I would start by going through the list of deprecations and changes in Swift 3 relative to Swift 2. If it seems like a lot of really fundamental stuff you'd have to "unlearn", then that suggests using books and tutorials targeting only Swift 3. You'd then have to account for the availability or absence of learning materials that target only Swift 3. You'd also have to account for the target audience of the learning materials: it may be that Swift 3 materials are largely targeted at people who know Swift 2, and would be confusing to those with no Swift knowledge at all.
As an example, for myself, I wouldn't much care about reduction in functionality of the 'for' loop, because that doesn't strike me as fundamental enough.
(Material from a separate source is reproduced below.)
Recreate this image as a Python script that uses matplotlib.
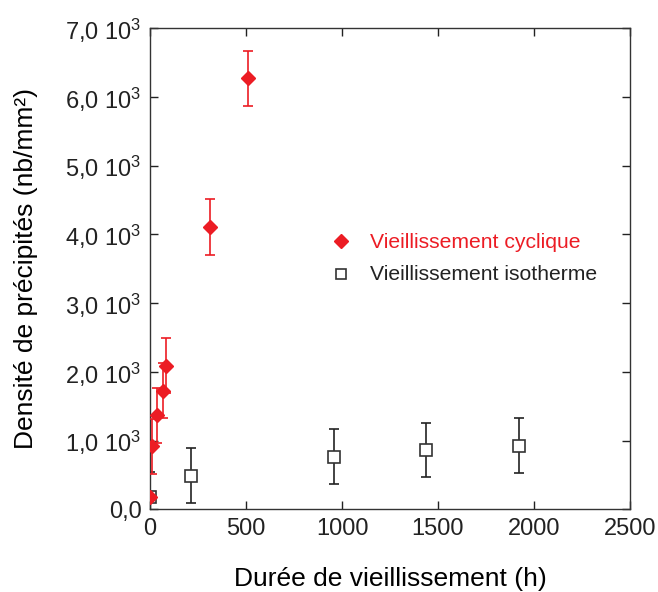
import numpy as np
import matplotlib
matplotlib.use("Agg")
import matplotlib.pyplot as plt

plt.rcParams['font.family'] = ['Liberation Sans', 'DejaVu Sans']
plt.rcParams['mathtext.fontset'] = 'custom'
plt.rcParams['mathtext.rm'] = 'Liberation Sans'
plt.rcParams['mathtext.it'] = 'Liberation Sans:italic'

# data
cyc_t = [0, 10, 38, 70, 84, 315, 512]
cyc_d = [180, 920, 1372, 1726, 2086, 4104, 6273]
cyc_err = [0, 400, 400, 400, 400, 405, 400]

iso_t = [0, 216, 960, 1440, 1920]
iso_d = [180, 489, 766, 863, 926]
iso_err = [370, 400, 398, 400, 405]

yticks = [0, 1000, 2000, 3000, 4000, 5000, 6000, 7000]
ylabels = ['0,0', r'1,0 10$^3$', r'2,0 10$^3$', r'3,0 10$^3$', r'4,0 10$^3$',
           r'5,0 10$^3$', r'6,0 10$^3$', r'7,0 10$^3$']
xticks = [0, 500, 1000, 1500, 2000, 2500]

red = '#ec1c24'

fig = plt.figure(figsize=(6.58, 5.92), dpi=100)
ax = fig.add_axes([0.228, 0.1397, 0.7294, 0.8125])

ax.errorbar(iso_t, iso_d, yerr=iso_err, fmt='s', ms=8, mfc='white', mec='#333333',
            mew=1.2, ecolor='#222222', elinewidth=1.2, capsize=3.5, capthick=1.2,
            zorder=2)
ax.errorbar(cyc_t, cyc_d, yerr=cyc_err, fmt='D', ms=7, mfc=red, mec=red,
            ecolor=red, elinewidth=1.2, capsize=3.5, capthick=1.2, zorder=3)

ax.set_xlim(0, 2500)
ax.set_ylim(0, 7000)
ax.set_xticks(xticks)
ax.set_yticks(yticks)
ax.set_yticklabels(ylabels)
ax.tick_params(direction='in', length=6, width=1, top=True, right=True,
               labelsize=17, pad=6, colors='#222222')
for s in ax.spines.values():
    s.set_linewidth(1)
    s.set_color('#333333')

ax.set_xlabel('Durée de vieillissement (h)', fontsize=19, labelpad=20)
ax.set_ylabel('Densité de précipités (nb/mm²)', fontsize=19, labelpad=20)

# legend drawn as markers plus text
ax.plot([997], [3900], 'D', ms=7, color=red)
ax.text(1145, 3880, 'Vieillissement cyclique', color=red, fontsize=15.2,
        va='center')
ax.plot([997], [3430], 's', ms=7.5, mfc='white', mec='#333333', mew=1.2)
ax.text(1145, 3415, 'Vieillissement isotherme', color='#222222', fontsize=15.2,
        va='center')

fig.savefig('out.png', dpi=100)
Yeah, it matters a lot if you're trying to migrate existing code that relies on the removed capability, because that's a rip-and-replace kind of change. But in terms of learning the language, loops is loops, and I've seen enough of them in Basic, Forth, Fortran (implied DO (yay)), Java (iterators and non-iterators), etc. that the feature-set of a 'for' loop isn't going to be a huge obstacle. That's my assessment, as it applies to me, from my experience. YMMV.
If there's some particular thing in Swift 3 that you're not sure about, then please ask about that particular thing.
On a side note, it's good that you mentioned your past experience, though if it had been in the 1st post it would have given an important context for the question. When I see a question that doesn't list past experience, I start by assuming it's from someone with no programming experience at all.